▶ Your objective
The line containing "var xMinor = [22, 66, 110, 154];" marks the end: extract everything from the first line of the data through that line, exactly, with no pictures.

##### Data records #####

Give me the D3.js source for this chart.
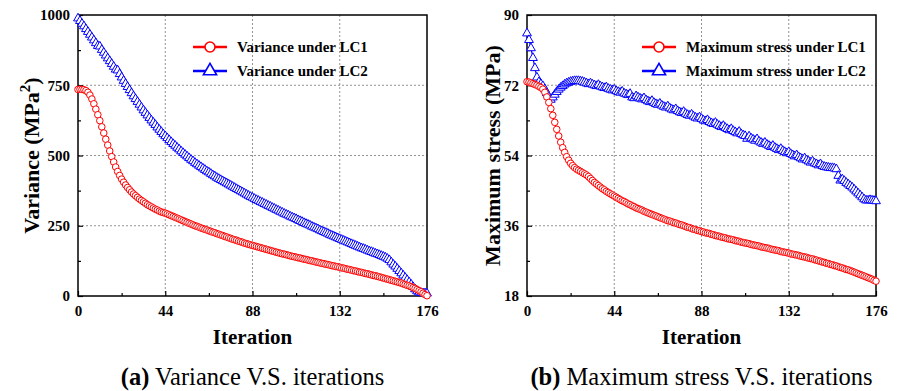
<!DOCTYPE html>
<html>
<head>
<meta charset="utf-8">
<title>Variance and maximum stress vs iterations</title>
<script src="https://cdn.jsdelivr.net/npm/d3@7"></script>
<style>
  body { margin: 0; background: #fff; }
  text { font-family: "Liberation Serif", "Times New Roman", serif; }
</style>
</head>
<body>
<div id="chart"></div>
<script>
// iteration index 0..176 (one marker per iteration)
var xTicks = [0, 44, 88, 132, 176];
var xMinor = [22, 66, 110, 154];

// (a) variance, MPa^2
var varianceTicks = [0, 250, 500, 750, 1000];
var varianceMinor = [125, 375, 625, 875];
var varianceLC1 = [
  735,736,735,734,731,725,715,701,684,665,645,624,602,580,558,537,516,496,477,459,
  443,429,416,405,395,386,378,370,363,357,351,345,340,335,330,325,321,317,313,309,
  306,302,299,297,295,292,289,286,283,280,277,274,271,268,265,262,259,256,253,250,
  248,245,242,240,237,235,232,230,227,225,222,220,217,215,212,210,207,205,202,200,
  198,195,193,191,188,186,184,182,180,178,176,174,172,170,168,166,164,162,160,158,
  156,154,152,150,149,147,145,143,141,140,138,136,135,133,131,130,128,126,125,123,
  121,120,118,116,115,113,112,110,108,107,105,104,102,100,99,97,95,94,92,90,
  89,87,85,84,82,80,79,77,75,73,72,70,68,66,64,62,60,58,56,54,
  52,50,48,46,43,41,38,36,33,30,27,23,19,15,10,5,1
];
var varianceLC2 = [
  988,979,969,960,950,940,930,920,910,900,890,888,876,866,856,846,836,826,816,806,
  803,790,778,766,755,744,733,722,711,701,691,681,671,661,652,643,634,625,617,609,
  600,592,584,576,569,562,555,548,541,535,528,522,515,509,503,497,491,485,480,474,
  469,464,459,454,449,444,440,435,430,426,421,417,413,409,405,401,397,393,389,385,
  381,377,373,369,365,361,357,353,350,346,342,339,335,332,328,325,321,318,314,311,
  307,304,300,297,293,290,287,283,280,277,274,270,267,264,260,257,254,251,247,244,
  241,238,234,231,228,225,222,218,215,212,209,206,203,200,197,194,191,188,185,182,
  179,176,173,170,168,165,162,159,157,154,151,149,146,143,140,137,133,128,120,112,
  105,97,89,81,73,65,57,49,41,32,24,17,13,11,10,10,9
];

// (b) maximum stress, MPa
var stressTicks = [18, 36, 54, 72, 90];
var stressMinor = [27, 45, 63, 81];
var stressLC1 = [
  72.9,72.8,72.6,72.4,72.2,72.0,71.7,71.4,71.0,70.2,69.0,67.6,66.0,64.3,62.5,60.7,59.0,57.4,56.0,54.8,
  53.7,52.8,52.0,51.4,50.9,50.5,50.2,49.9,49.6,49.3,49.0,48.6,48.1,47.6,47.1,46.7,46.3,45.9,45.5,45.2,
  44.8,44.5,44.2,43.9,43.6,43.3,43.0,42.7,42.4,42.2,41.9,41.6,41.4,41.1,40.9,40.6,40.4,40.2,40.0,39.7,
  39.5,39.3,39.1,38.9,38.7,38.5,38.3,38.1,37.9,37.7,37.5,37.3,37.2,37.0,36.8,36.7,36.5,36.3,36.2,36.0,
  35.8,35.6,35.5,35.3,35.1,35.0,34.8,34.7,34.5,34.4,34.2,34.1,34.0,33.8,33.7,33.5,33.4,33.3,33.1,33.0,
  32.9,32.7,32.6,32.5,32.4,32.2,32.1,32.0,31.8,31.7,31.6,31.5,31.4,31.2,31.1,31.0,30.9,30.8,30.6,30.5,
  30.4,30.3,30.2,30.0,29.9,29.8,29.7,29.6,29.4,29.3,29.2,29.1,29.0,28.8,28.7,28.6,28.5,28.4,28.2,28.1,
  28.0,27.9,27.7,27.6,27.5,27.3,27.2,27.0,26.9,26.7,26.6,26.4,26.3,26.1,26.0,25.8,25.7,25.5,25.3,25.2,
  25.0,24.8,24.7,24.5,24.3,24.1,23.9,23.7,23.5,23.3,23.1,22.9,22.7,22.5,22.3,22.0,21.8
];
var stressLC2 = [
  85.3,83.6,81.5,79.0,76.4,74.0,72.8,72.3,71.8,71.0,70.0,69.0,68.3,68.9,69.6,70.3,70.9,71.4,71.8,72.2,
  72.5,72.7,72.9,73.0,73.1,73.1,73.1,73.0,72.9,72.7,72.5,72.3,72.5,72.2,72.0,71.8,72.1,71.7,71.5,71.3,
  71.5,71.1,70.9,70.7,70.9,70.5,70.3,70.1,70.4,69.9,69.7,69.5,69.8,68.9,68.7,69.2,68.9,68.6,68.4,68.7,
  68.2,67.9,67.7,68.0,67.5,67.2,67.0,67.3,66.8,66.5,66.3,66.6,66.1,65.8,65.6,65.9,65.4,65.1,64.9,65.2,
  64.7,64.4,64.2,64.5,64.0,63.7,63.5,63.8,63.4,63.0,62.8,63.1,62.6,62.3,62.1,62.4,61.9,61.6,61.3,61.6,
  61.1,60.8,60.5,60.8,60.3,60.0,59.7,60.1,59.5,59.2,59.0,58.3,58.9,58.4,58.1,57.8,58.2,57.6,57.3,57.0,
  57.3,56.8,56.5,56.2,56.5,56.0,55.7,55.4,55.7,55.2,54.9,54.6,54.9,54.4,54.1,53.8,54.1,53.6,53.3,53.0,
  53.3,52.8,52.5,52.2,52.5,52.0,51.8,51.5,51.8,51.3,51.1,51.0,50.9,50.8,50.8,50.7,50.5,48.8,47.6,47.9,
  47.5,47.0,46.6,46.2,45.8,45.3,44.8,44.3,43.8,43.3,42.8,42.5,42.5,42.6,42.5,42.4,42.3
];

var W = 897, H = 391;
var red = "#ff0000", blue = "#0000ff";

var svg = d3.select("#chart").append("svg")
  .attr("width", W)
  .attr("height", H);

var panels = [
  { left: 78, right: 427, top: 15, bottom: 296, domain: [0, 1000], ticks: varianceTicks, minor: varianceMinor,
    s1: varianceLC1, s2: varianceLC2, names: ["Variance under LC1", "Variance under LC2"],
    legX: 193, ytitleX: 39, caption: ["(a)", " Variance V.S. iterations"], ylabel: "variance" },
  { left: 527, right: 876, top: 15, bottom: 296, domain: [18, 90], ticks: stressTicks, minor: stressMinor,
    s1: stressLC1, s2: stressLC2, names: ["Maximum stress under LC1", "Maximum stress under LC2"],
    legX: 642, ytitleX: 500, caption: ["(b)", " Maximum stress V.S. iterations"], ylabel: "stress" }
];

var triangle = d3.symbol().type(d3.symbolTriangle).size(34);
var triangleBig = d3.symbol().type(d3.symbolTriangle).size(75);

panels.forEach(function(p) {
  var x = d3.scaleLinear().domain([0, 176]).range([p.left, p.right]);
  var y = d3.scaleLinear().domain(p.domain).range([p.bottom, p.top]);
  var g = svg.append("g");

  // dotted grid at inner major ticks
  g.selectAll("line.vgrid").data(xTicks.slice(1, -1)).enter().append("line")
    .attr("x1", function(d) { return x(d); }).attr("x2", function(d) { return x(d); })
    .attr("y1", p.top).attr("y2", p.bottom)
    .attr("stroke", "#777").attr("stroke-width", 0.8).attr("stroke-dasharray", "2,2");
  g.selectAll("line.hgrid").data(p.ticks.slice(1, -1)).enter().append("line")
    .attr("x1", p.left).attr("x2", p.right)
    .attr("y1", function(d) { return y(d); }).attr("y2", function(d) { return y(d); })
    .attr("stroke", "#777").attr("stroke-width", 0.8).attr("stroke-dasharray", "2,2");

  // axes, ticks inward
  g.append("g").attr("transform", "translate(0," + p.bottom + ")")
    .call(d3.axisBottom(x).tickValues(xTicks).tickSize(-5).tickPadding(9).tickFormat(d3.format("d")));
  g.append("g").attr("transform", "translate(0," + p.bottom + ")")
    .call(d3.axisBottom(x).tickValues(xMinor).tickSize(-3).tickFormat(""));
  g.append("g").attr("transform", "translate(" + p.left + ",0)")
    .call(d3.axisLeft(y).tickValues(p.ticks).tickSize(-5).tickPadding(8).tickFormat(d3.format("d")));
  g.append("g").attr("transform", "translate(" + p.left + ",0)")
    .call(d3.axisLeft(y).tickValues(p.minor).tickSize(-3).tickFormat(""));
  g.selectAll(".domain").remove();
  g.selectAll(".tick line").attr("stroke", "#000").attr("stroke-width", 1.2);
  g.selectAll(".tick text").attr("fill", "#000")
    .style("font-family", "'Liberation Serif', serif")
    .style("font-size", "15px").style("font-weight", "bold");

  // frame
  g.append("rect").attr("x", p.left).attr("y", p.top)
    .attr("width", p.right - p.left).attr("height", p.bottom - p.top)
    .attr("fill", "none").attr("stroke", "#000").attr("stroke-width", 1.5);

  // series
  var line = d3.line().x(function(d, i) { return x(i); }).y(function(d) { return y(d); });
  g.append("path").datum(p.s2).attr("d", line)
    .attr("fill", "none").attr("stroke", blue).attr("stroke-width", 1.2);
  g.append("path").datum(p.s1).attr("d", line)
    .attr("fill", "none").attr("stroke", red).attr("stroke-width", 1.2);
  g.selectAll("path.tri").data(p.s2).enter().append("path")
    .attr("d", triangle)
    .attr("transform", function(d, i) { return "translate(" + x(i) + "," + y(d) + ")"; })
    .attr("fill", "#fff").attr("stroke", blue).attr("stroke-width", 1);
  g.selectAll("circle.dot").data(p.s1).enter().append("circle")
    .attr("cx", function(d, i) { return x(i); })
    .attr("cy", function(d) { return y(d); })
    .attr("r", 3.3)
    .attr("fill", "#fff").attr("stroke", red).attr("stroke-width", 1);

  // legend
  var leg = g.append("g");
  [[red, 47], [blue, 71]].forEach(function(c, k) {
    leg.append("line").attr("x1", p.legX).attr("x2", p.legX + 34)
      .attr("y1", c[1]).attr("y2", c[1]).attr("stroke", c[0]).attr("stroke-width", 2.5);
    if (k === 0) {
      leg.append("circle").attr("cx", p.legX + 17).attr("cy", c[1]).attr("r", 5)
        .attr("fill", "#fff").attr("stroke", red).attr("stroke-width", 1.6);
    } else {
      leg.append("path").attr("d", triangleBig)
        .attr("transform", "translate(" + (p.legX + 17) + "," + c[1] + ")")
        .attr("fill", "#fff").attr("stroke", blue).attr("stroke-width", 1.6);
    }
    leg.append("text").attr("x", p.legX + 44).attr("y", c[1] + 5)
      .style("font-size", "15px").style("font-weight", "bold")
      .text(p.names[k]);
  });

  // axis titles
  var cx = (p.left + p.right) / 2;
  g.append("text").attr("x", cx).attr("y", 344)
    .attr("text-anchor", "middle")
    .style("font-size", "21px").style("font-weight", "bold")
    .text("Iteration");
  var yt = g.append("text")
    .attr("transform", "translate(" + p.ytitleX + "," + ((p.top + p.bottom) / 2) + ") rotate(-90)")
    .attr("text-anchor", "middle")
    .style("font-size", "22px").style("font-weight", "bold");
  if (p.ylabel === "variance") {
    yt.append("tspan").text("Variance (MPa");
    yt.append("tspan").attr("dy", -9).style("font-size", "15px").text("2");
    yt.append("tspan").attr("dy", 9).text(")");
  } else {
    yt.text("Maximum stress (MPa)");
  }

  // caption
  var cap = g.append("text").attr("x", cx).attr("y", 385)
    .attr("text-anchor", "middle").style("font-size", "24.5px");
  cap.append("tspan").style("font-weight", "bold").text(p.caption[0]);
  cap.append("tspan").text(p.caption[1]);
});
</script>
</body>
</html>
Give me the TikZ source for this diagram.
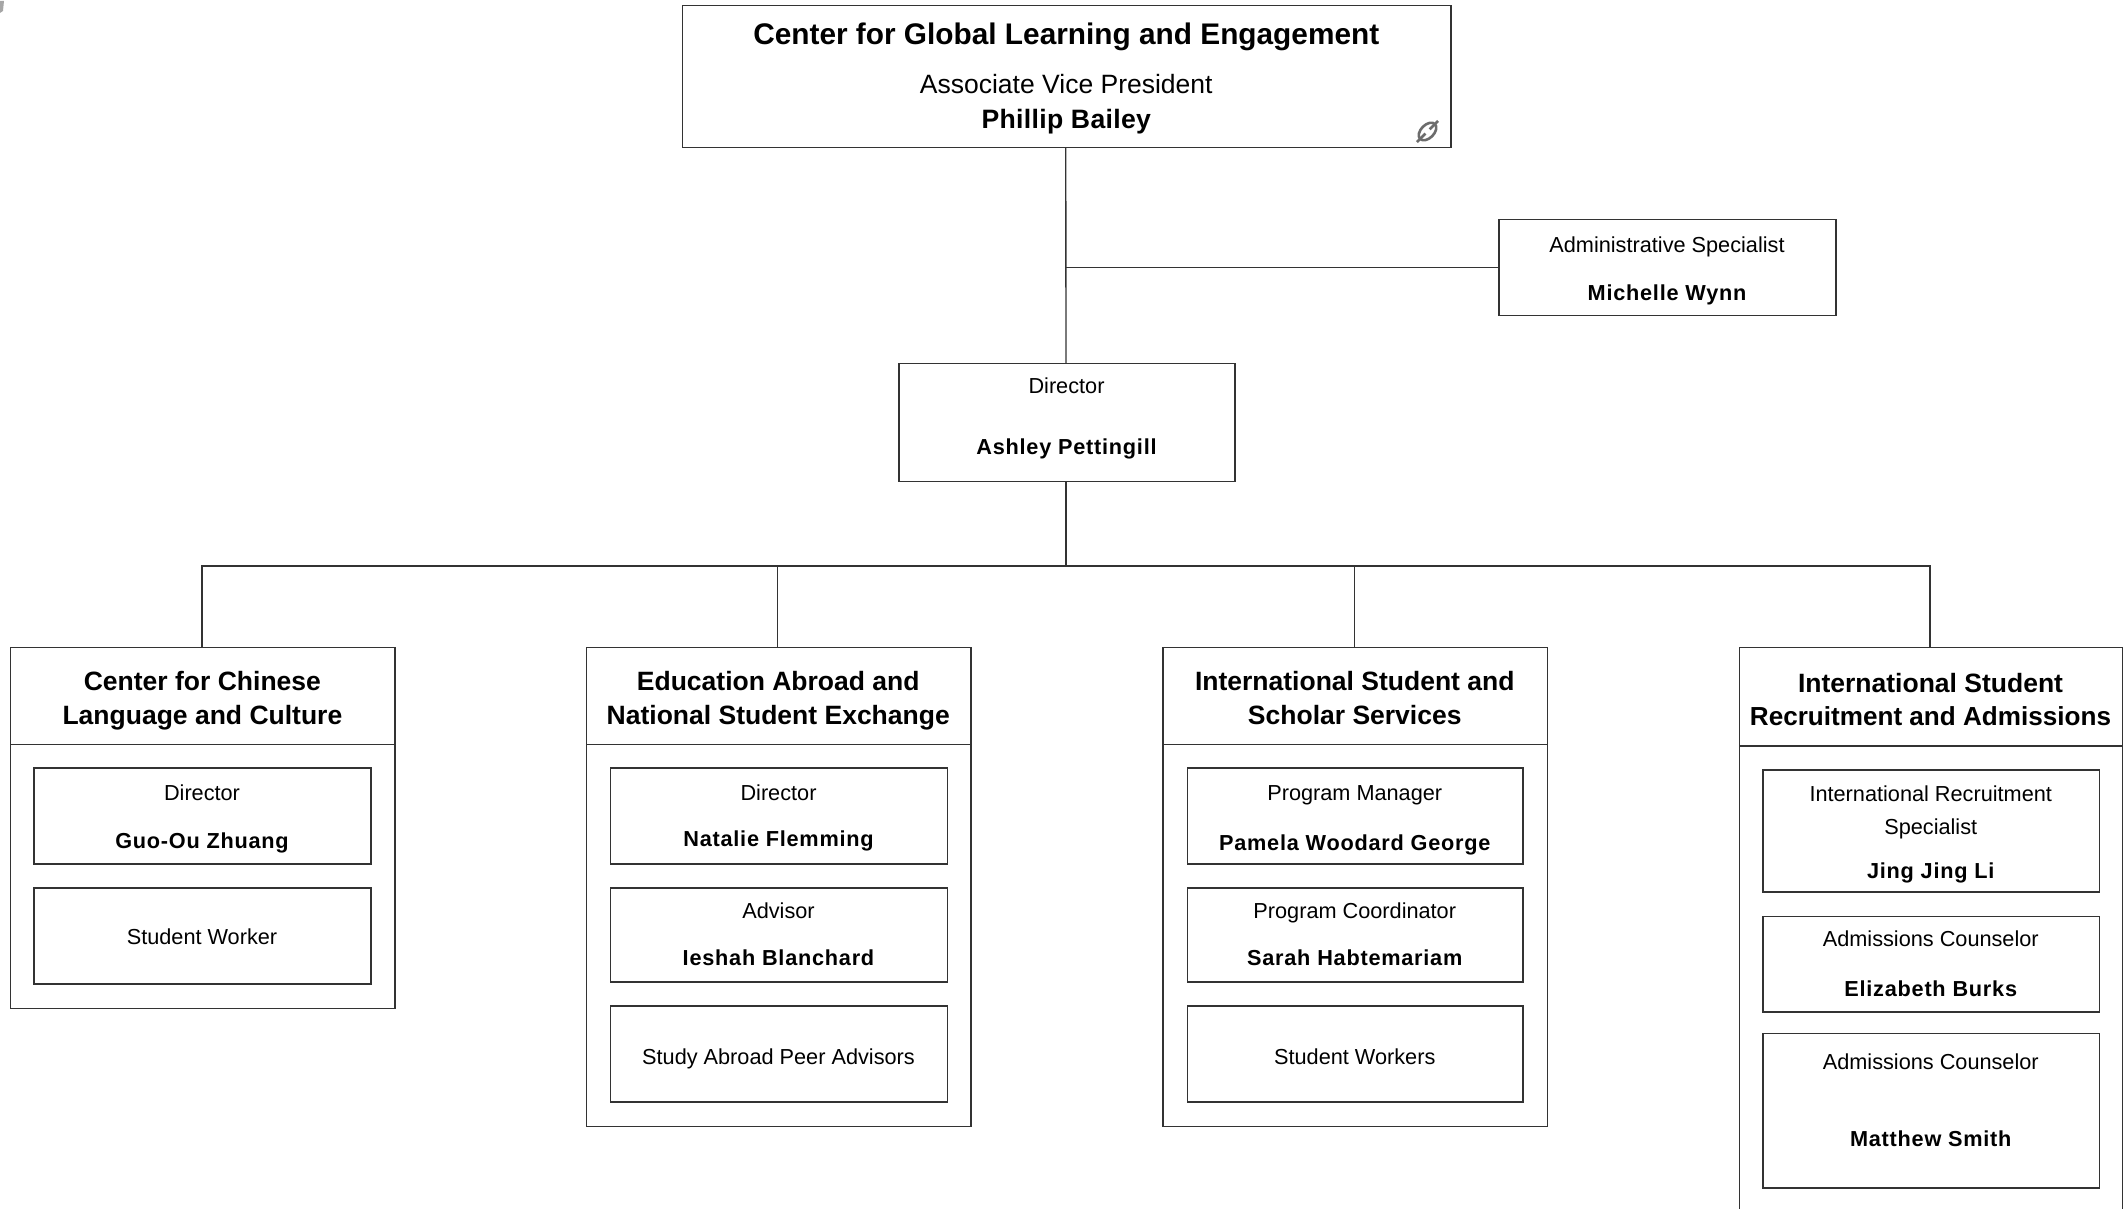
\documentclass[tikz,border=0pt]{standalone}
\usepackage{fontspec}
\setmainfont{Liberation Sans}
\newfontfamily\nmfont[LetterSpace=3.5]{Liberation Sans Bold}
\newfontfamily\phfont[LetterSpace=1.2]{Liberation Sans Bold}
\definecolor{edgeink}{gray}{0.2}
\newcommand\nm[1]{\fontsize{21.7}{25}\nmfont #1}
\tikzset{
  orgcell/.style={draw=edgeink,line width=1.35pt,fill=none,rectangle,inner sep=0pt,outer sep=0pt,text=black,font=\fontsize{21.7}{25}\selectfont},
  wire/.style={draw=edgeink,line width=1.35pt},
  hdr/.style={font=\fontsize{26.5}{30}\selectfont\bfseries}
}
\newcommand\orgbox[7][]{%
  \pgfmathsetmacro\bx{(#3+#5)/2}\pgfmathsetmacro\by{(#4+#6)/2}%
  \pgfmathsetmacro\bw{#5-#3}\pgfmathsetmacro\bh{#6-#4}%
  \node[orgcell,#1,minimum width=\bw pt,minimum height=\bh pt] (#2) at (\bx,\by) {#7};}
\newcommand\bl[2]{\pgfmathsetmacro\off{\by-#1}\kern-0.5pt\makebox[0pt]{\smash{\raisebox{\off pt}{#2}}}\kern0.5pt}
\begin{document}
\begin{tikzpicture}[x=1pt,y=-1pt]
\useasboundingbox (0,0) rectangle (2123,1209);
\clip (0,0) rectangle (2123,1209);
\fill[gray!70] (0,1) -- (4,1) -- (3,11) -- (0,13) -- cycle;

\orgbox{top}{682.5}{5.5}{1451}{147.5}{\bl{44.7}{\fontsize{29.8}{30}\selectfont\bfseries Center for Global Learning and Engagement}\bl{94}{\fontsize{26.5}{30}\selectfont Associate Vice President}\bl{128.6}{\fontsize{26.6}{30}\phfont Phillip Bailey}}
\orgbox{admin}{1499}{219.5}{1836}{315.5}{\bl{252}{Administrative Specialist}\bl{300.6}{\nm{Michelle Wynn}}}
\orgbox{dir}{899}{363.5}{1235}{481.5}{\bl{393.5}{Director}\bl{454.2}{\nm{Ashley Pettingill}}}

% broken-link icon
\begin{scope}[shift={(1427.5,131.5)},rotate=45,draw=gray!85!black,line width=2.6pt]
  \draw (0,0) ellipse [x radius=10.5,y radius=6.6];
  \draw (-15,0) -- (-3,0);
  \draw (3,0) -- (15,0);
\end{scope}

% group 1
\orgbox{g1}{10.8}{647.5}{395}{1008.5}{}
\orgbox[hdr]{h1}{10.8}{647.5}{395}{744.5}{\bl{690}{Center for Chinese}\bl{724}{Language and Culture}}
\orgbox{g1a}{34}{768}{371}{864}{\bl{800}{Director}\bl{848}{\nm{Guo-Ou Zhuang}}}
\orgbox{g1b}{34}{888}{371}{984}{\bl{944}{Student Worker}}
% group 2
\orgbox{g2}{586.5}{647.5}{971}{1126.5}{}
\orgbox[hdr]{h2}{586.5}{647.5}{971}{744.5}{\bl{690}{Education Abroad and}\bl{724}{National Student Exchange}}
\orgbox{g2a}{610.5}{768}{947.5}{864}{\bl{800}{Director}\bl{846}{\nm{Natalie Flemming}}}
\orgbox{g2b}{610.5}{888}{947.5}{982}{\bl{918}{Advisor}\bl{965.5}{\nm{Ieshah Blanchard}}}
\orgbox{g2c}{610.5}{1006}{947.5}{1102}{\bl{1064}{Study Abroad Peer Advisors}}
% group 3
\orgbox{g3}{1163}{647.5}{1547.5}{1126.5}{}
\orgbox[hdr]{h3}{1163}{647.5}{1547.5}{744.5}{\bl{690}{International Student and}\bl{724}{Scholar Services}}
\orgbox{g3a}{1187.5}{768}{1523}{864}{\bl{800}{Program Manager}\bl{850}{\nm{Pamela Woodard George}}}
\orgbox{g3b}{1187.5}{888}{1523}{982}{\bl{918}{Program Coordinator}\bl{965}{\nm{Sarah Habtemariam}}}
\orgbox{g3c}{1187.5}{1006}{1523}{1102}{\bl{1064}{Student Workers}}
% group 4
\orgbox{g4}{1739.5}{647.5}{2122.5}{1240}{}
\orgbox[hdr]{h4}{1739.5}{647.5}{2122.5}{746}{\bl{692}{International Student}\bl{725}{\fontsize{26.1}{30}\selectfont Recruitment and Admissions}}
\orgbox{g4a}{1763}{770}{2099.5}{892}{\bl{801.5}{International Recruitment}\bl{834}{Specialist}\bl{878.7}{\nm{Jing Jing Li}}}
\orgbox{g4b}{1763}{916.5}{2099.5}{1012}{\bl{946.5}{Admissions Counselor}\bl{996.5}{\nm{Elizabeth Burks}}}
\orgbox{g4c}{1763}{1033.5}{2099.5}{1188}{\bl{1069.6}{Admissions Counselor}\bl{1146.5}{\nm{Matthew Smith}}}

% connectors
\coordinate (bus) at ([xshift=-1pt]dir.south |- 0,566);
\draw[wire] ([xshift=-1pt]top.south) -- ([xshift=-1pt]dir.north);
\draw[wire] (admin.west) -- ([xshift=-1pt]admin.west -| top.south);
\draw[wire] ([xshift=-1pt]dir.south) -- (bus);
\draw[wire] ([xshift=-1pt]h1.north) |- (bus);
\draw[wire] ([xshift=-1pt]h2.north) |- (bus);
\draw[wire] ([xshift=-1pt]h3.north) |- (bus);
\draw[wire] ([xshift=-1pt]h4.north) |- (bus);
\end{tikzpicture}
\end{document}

#####

▶ Answer
Give me the D3.js source for this chart.
<!DOCTYPE html>
<html>
<head>
<meta charset="utf-8">
<title>Variance and maximum stress vs iterations</title>
<script src="https://cdn.jsdelivr.net/npm/d3@7"></script>
<style>
  body { margin: 0; background: #fff; }
  text { font-family: "Liberation Serif", "Times New Roman", serif; }
</style>
</head>
<body>
<div id="chart"></div>
<script>
// iteration index 0..176 (one marker per iteration)
var xTicks = [0, 44, 88, 132, 176];
var xMinor = [22, 66, 110, 154];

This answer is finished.